The weaknesses, the imbalances, the plain old reckless greed that led to the recession didn’t build up over a year or two. These are factors have been building up for decades, as good-paying jobs have been shipped overseas, replaced by lower-paying jobs, as workers took on more and more debt to make up for what they’d lost in wages, as the financial sector leveraged the money it had over and over to make riskier and riskier bets, as more and more regulations that protected people were stricken from the books in the name of financial innovation.

It took a long time for that to all build up, and it will take a long time until we are past the effects of that earthquake.

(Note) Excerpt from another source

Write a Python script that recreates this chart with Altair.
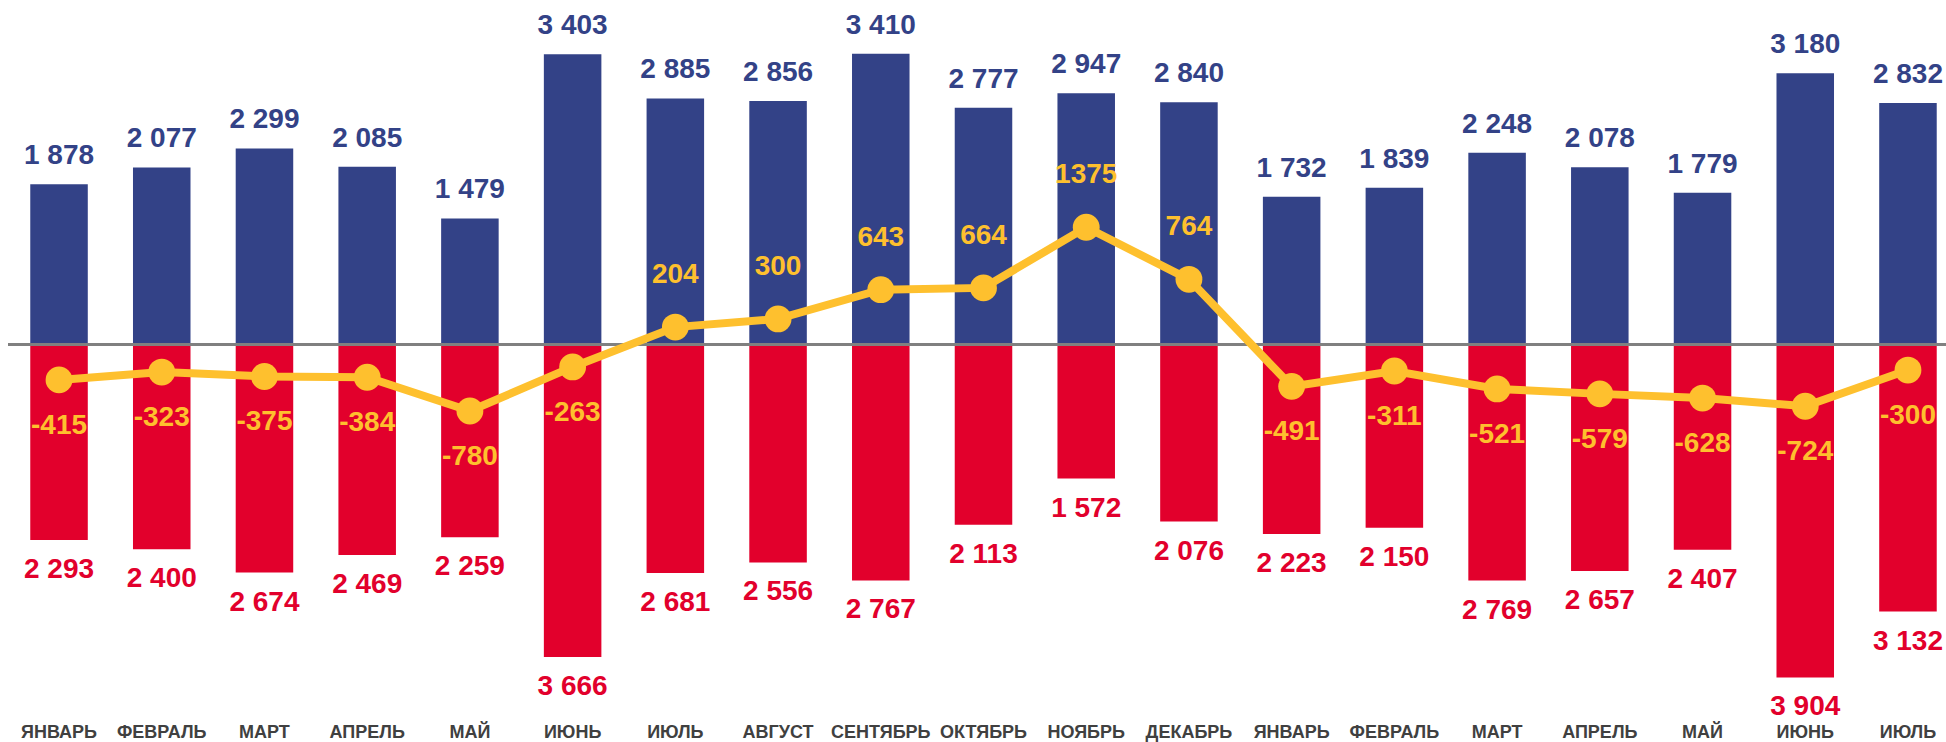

Take a look at this site, Over 50 and Out of Work. Kristina Peterson sent us the link. Now, I know enough people who have lost their jobs since the recession hit three years ago, too many in fact, and I doubt there’s anybody who doesn’t know at least one person who lost their jobs to the recession. But this site just hammers home the serious damage this recession inflicted. Most of the people interviewed, from what I’ve seen, have been out of work for more than a year, and the damage to their is such that they’re likely to spend their “golden years” working just to recoup what they lost.

One of the oddities of this recession is that it’s been in some ways invisible. You don’t see people waiting on unemployment lines, because these things are done online. You don’t see people waiting outside soup kitchens (although they are there.) But this site shows you the damage the recession inflicted.

I don’t know who’s behind this site or what the motivation is, but if it’s to pull your heartstrings, it works. Stan Bednarczyk is over 60, who grew up around the steel industry in Youngstown, Ohio. “I was introduced to downsizing very early in my career,” he says. He talks about the day it happened. “I remember grown men crying,” he says.

The sad thing is, right there, he’s talking about a couple decades ago.